How a Midwestern family with no agriculture experience went from a few backyard chickens to a full-fledged farm—and discovered why local chicks are better.

When Lucie Amundsen had a rare night out with her husband, she never imagined what he’d tell her over dinner—that his dream was to quit his office job (with benefits!) and start a commercial-scale pasture-raised egg farm. His entire agricultural experience consisted of raising five backyard hens, none of whom had yet laid a single egg.
 
To create this pastured poultry ranch, the couple scrambles to acquire nearly two thousand chickens—all named Lola. These hens, purchased commercially, arrive bereft of basic chicken-y instincts, such as the evening urge to roost. The newbie farmers also deal with their own shortcomings, making for a failed inspection and intense struggles to keep livestock alive (much less laying) during a brutal winter. But with a heavy dose of humor, they learn to negotiate the highly stressed no-man’s-land known as Middle Agriculture.

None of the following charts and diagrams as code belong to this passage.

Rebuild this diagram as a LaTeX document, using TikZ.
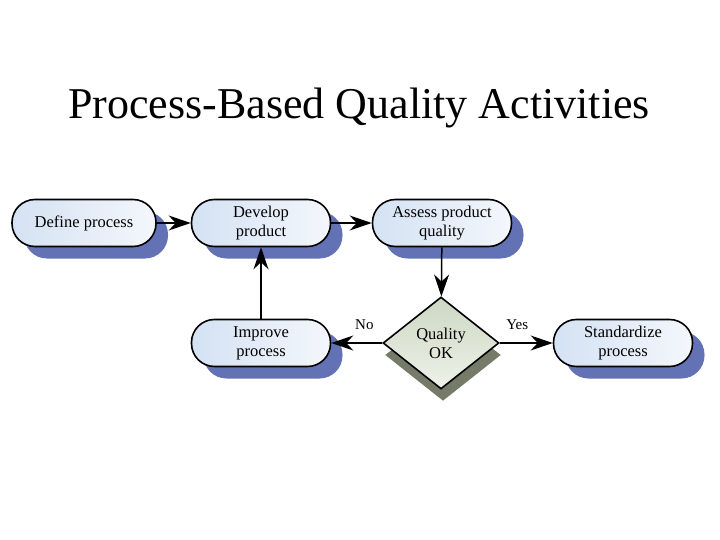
\documentclass[tikz,border=0pt]{standalone}
\usepackage{fontspec}
\setmainfont{Liberation Serif}
\usetikzlibrary{shapes.geometric,arrows.meta,shadows}
\definecolor{shblue}{RGB}{98,114,180}
\definecolor{shgray}{RGB}{118,122,104}
\definecolor{boxl}{RGB}{212,226,243}
\definecolor{boxr}{RGB}{244,247,252}
\definecolor{diaml}{RGB}{205,215,195}
\definecolor{diamr}{RGB}{238,242,232}
\tikzset{
  procbox/.style={draw=black, line width=1.6pt, rounded corners=23pt,
    minimum width=139pt, minimum height=47pt, inner sep=0pt, align=center,
    left color=boxl, right color=boxr, font=\fontsize{16.5}{19}\selectfont,
    general shadow={shadow xshift=12pt, shadow yshift=-12pt, fill=shblue}},
  decision/.style={diamond, draw=black, line width=1.6pt, aspect=1.26,
    minimum width=116pt, minimum height=92pt, inner sep=0pt, align=center,
    top color=diaml, bottom color=diamr, font=\fontsize{16.5}{19}\selectfont,
    general shadow={shadow xshift=2pt, shadow yshift=-12pt, fill=shgray}},
  flow/.style={line width=1.5pt, -{Stealth[length=22pt,width=15pt,inset=7pt]}},
  lbl/.style={font=\fontsize{15}{16}\selectfont, inner sep=1pt}
}
\begin{document}
\begin{tikzpicture}[x=1pt,y=-1pt]
\useasboundingbox (0,0) rectangle (720,540);
\node[font=\fontsize{44}{46}\selectfont] (title) at (359,108) {Process-Based Quality Activities};
\node[procbox, minimum width=144pt] (def) at (84,223) {Define process};
\node[procbox] (dev) at (261,223) {Develop\\product};
\node[procbox] (ass) at (442,223) {Assess product\\quality};
\node[procbox] (imp) at (261,343) {Improve\\process};
\node[decision] (qok) at (441,343) {Quality\\OK};
\node[procbox] (std) at (623,343) {Standardize\\process};
\draw[flow] (def) -- (dev);
\draw[flow] (dev) -- (ass);
\draw[flow] (ass) -- (qok);
\draw[flow] (imp) -- (dev);
\draw[flow] (qok) -- node[lbl, above=12pt, pos=0.35] (no) {No} (imp);
\draw[flow] (qok) -- node[lbl, above=12pt, pos=0.33] (yes) {Yes} (std);
\end{tikzpicture}
\end{document}
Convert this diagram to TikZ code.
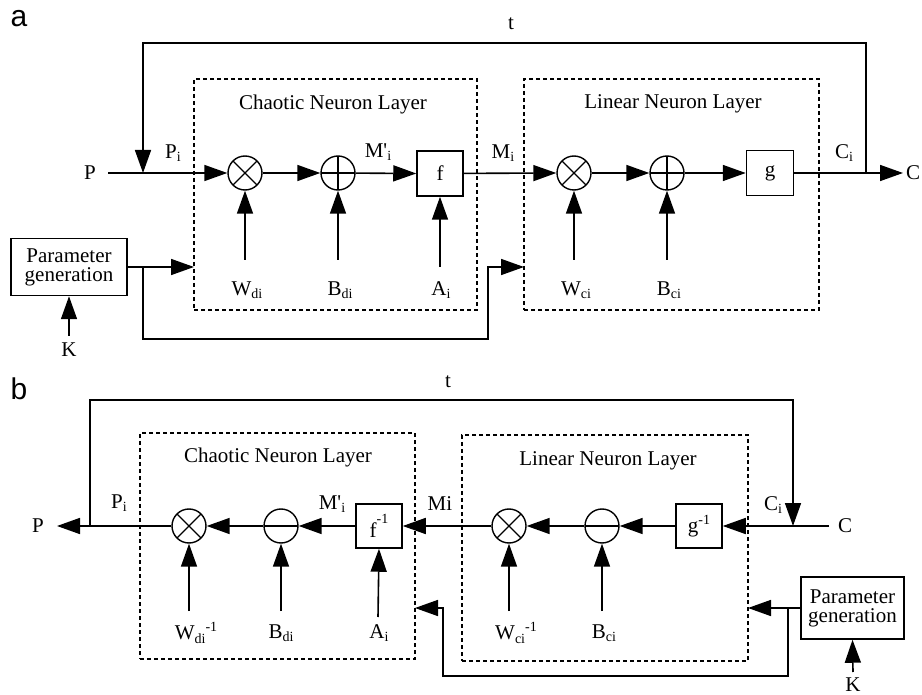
\documentclass[tikz,border=0pt]{standalone}
\usepackage{fontspec}
\setmainfont{Liberation Serif}
\newfontfamily\labfont{Liberation Sans}
\usetikzlibrary{arrows.meta}
\newcommand{\lowtxt}[1]{\raisebox{-0.35ex}{\fontsize{14}{14}\selectfont #1}}
\newcommand{\uptxt}[1]{\raisebox{0.85ex}{\fontsize{14}{14}\selectfont #1}}
\newcommand{\prm}{\textquotesingle}
\begin{document}
\begin{tikzpicture}[x=1pt,y=-1pt,
  every node/.style={font=\fontsize{21}{19}\selectfont, inner sep=0pt},
  conn/.style={line width=1.6pt},
  arr/.style={conn, -{Triangle[length=23pt,width=16pt]}},
  op/.style={circle, draw, line width=1.4pt, minimum size=34pt},
  mult/.style={op, path picture={\draw[line width=1.3pt]
      (path picture bounding box.center) +(45:17pt) -- +(225:17pt)
      (path picture bounding box.center) +(135:17pt) -- +(-45:17pt);}},
  plusop/.style={op, path picture={\draw[line width=1.3pt]
      (path picture bounding box.center) +(0:17pt) -- +(180:17pt)
      (path picture bounding box.center) +(90:17pt) -- +(270:17pt);}},
  minusop/.style={op, path picture={\draw[line width=1.3pt]
      (path picture bounding box.center) +(0:17pt) -- +(180:17pt);}},
  fbox/.style={draw, line width=1.5pt, minimum width=46pt, minimum height=45pt},
  pbox/.style={draw, line width=1.5pt, align=center},
  layer/.style={draw, dash pattern=on 4pt off 3pt, line width=1.3pt},
  panel/.style={font=\labfont\fontsize{30}{30}\selectfont}
]
\useasboundingbox (0,0) rectangle (922,695);

%% ================= part a =================
\node[panel] (alab) at (19,19) {a};
\node[layer, minimum width=283pt, minimum height=231pt] (cla) at (335.5,194.5) {};
\node[layer, minimum width=295pt, minimum height=231pt] (lla) at (671.5,194.5) {};
\node (clat) at (333,104) {Chaotic Neuron Layer};
\node (llat) at (673,104) {Linear Neuron Layer};

\node (Pa) at (90,173) {P};
\coordinate (Pas) at (108,173);
\node[mult] (mula) at (245,173) {};
\node[plusop] (plusa) at (338,173) {};
\node[fbox] (fa) at (440,173.5) {f};
\node[mult] (mulb) at (574,173) {};
\node[plusop] (plusb) at (667,173) {};
\node[fbox, minimum width=47pt] (ga) at (770,173) {g};
\coordinate (Cat) at (903,173);
\node[anchor=west] (Ca) at (906,173) {C};

\node (Pia) at (173,153) {P\lowtxt{i}};
\node (Mpa) at (378,152) {M\prm\lowtxt{i}};
\node (Mia) at (503,153) {M\lowtxt{i}};
\node (Cia) at (844,153) {C\lowtxt{i}};
\node (ta) at (511,24) {t};

\draw[arr] (Pas) -- (mula.west);
\draw[arr] (mula) -- (plusa.west);
\draw[arr] (plusa) -- (fa.west);
\draw[arr] (fa) -- (mulb.west);
\draw[arr] (mulb) -- (plusb.west);
\draw[arr] (plusb) -- (ga.west);
\draw[arr] (ga) -- (Cat);

% feedback t
\coordinate (ja) at (866,173);
\coordinate (ja1) at (866,43);
\coordinate (ka1) at (143,43);
\coordinate (ka) at (143,173);
\draw[arr] (ja) -- (ja1) -- (ka1) -- (ka);

% vertical inputs
\node (Wda) at (247,290) {W\lowtxt{di}};
\node (Bda) at (340,290) {B\lowtxt{di}};
\node (Aia) at (441,290) {A\lowtxt{i}};
\node (Wca) at (576,290) {W\lowtxt{ci}};
\node (Bca) at (669,290) {B\lowtxt{ci}};
\coordinate (wda0) at (245,260);
\coordinate (bda0) at (338,260);
\coordinate (aia0) at (440,267);
\coordinate (wca0) at (574,260);
\coordinate (bca0) at (667,260);
\draw[arr] (wda0) -- (mula.south);
\draw[arr] (bda0) -- (plusa.south);
\draw[arr] (aia0) -- (fa.south);
\draw[arr] (wca0) -- (mulb.south);
\draw[arr] (bca0) -- (plusb.south);

% parameter generation a
\node[pbox, minimum width=116pt, minimum height=57pt] (pga) at (69,267) {Parameter\\generation};
\node (Ka) at (69,350) {K};
\coordinate (ka0) at (69,336);
\draw[arr] (ka0) -- (pga.south);
\coordinate (cla_w) at (194,267);
\draw[arr] (pga.east) -- (cla_w);
\coordinate (bra) at (143,267);
\coordinate (bra2) at (143,339);
\coordinate (bra3) at (488,339);
\coordinate (bra4) at (488,267);
\coordinate (lla_w) at (524,267);
\draw[arr] (bra) -- (bra2) -- (bra3) -- (bra4) -- (lla_w);

%% ================= part b =================
\node[panel] (blab) at (19,389) {b};
\node[layer, minimum width=275pt, minimum height=226pt] (clb) at (277.5,546) {};
\node[layer, minimum width=286pt, minimum height=226pt] (llb) at (605,548) {};
\node (clbt) at (278,457) {Chaotic Neuron Layer};
\node (llbt) at (608,461) {Linear Neuron Layer};

\node (Pb) at (38,526) {P};
\coordinate (Pbt) at (57,526);
\node[mult] (mulc) at (189,526) {};
\node[minusop] (minc) at (281,526) {};
\node[fbox, minimum height=44pt] (finv) at (379,526) {\raisebox{-0.6ex}{f}\uptxt{-1}};
\node[mult] (muld) at (509,526) {};
\node[minusop] (mind) at (602,526) {};
\node[fbox, minimum height=44pt] (ginv) at (699,526) {g\uptxt{-1}};
\node (Cb) at (845,526) {C};
\coordinate (Cbs) at (829,526);

\node (Pib) at (119,503) {P\lowtxt{i}};
\node (Mpb) at (332,504) {M\prm\lowtxt{i}};
\node (Mib) at (440,504) {Mi};
\node (Cib) at (773,505) {C\lowtxt{i}};
\node (tb) at (448,382) {t};

\draw[arr] (Cbs) -- (ginv.east);
\draw[arr] (ginv) -- (mind.east);
\draw[arr] (mind) -- (muld.east);
\draw[arr] (muld) -- (finv.east);
\draw[arr] (finv) -- (minc.east);
\draw[arr] (minc) -- (mulc.east);
\draw[arr] (mulc) -- (Pbt);

% feedback t
\coordinate (jb) at (90,526);
\coordinate (jb1) at (90,400);
\coordinate (kb1) at (793,400);
\coordinate (kb) at (793,526);
\draw[arr] (jb) -- (jb1) -- (kb1) -- (kb);

% vertical inputs
\node (Wdb) at (196,633) {W\lowtxt{di}\uptxt{-1}};
\node (Bdb) at (281,633) {B\lowtxt{di}};
\node (Aib) at (379,633) {A\lowtxt{i}};
\node (Wcb) at (516,633) {W\lowtxt{ci}\uptxt{-1}};
\node (Bcb) at (604,633) {B\lowtxt{ci}};
\coordinate (wdb0) at (189,611);
\coordinate (bdb0) at (281,611);
\coordinate (aib0) at (378,617);
\coordinate (wcb0) at (509,611);
\coordinate (bcb0) at (602,611);
\draw[arr] (wdb0) -- (mulc.south);
\draw[arr] (bdb0) -- (minc.south);
\draw[arr] (aib0) -- (finv.south);
\draw[arr] (wcb0) -- (muld.south);
\draw[arr] (bcb0) -- (mind.south);

% parameter generation b
\node[pbox, minimum width=103pt, minimum height=62pt] (pgb) at (852.5,608) {Parameter\\generation};
\node (Kb) at (853,685) {K};
\coordinate (kb0) at (853,672);
\draw[arr] (kb0) -- (pgb.south);
\coordinate (llb_e) at (748,608);
\draw[arr] (pgb.west) -- (llb_e);
\coordinate (brb) at (788,608);
\coordinate (brb2) at (788,676);
\coordinate (brb3) at (443,676);
\coordinate (brb4) at (443,608);
\coordinate (clb_e) at (415,608);
\draw[arr] (brb) -- (brb2) -- (brb3) -- (brb4) -- (clb_e);
\end{tikzpicture}
\end{document}
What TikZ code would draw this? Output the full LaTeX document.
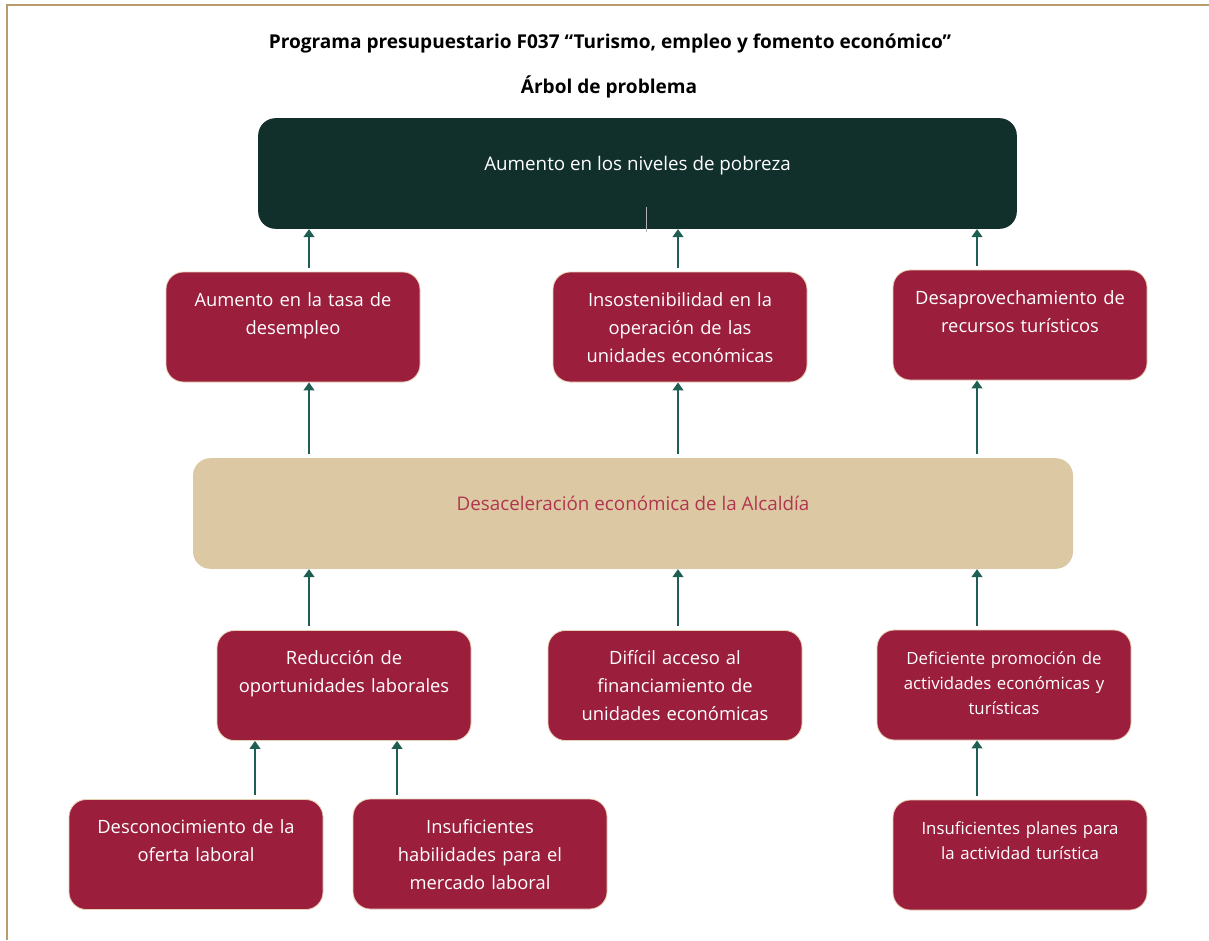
\documentclass[tikz,border=0pt]{standalone}
\usepackage{fontspec}
\setmainfont{Open Sans}
\usetikzlibrary{arrows.meta}

\begin{document}
\begin{tikzpicture}
            [x=0.75pt, y=-0.75pt,
            box/.style={rounded corners=13pt, draw=boxedge, line width=0.6pt, fill=causered, text=white,
              minimum width=190.5pt, minimum height=82.5pt, inner sep=0pt, text width=182pt, align=center,
              text height=10pt, text depth=41.5pt, font=\fontsize{13.75}{21}\selectfont},
            small/.style={font=\fontsize{12.6}{18.75}\selectfont},
            band/.style={rounded corners=13pt, minimum height=83pt, inner sep=0pt,
              text height=9pt, text depth=13pt, font=\fontsize{14.1}{17}\selectfont},
            title/.style={font=\fontsize{14.3}{17}\bfseries},
            link/.style={draw=arrowteal, line width=2pt, -{Triangle[width=8pt,length=6pt]}, shorten <=3pt},
            ]
            \definecolor{causered}{HTML}{9B1F3D}
            \definecolor{boxedge}{HTML}{E8D2B4}
            \definecolor{topgreen}{HTML}{12302B}
            \definecolor{midtan}{HTML}{DCC9A3}
            \definecolor{midred}{HTML}{B0364F}
            \definecolor{arrowteal}{HTML}{1F5E52}
            \definecolor{frameline}{HTML}{B99C6E}
            \useasboundingbox (0,0) rectangle (1209,940);
            \draw[frameline, line width=1.1pt] (7,940) -- (7,5) -- (1209,5);

            \node[title] (titulo) at (610,43) {Programa presupuestario F037 “Turismo, empleo y fomento económico”};
            \node[title] (arbol) at (609,87) {Árbol de problema};

            \node[band, fill=topgreen, text=white, minimum width=569pt] (pobreza) at (637.5,173.5) {Aumento en los niveles de pobreza};
            \draw[gray!60, line width=0.6pt] (646,207) -- (646,232);

            \node[box] (tasa) at (293,327) {Aumento en la tasa de\\desempleo};
            \node[box] (insost) at (680,327) {Insostenibilidad en la\\operación de las\\unidades económicas};
            \node[box] (desap) at (1020,325) {Desaprovechamiento de\\recursos turísticos};

            \node[band, fill=midtan, text=midred, minimum width=660pt] (desac) at (633,513.5) {Desaceleración económica de la Alcaldía};

            \node[box] (reduc) at (344,685.5) {Reducción de\\oportunidades laborales};
            \node[box] (acceso) at (675,685.5) {Difícil acceso al\\financiamiento de\\unidades económicas};
            \node[box, small] (promo) at (1004,685) {Deficiente promoción de\\actividades económicas y\\turísticas};

            \node[box] (descon) at (196,854.5) {Desconocimiento de la\\oferta laboral};
            \node[box] (habil) at (480,854) {Insuficientes\\habilidades para el\\mercado laboral};
            \node[box, small] (planes) at (1020,855) {Insuficientes planes para\\la actividad turística};

            \coordinate (colA) at (309,0);
            \coordinate (colB) at (678,0);
            \coordinate (colC) at (977,0);
            \coordinate (colD) at (255,0);
            \coordinate (colE) at (397,0);

            \draw[link] (tasa.north -| colA) -- (pobreza.south -| colA);
            \draw[link] (insost.north -| colB) -- (pobreza.south -| colB);
            \draw[link] (desap.north -| colC) -- (pobreza.south -| colC);
            \draw[link] (desac.north -| colA) -- (tasa.south -| colA);
            \draw[link] (desac.north -| colB) -- (insost.south -| colB);
            \draw[link] (desac.north -| colC) -- (desap.south -| colC);
            \draw[link] (reduc.north -| colA) -- (desac.south -| colA);
            \draw[link] (acceso.north -| colB) -- (desac.south -| colB);
            \draw[link] (promo.north -| colC) -- (desac.south -| colC);
            \draw[link] (descon.north -| colD) -- (reduc.south -| colD);
            \draw[link] (habil.north -| colE) -- (reduc.south -| colE);
            \draw[link] (planes.north -| colC) -- (promo.south -| colC);
\end{tikzpicture}
\end{document}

Amundsen sees firsthand how these midsized farms, situated between small-scale operations and mammoth factory farms, are vital to rebuilding America’s local food system.
 
With an unexpected passion for this dubious enterprise, Amundsen shares a messy, wry, and entirely educational story of the unforeseen payoffs (and frequent pitfalls) of one couple’s ag adventure—and many, many hours spent wrangling chickens.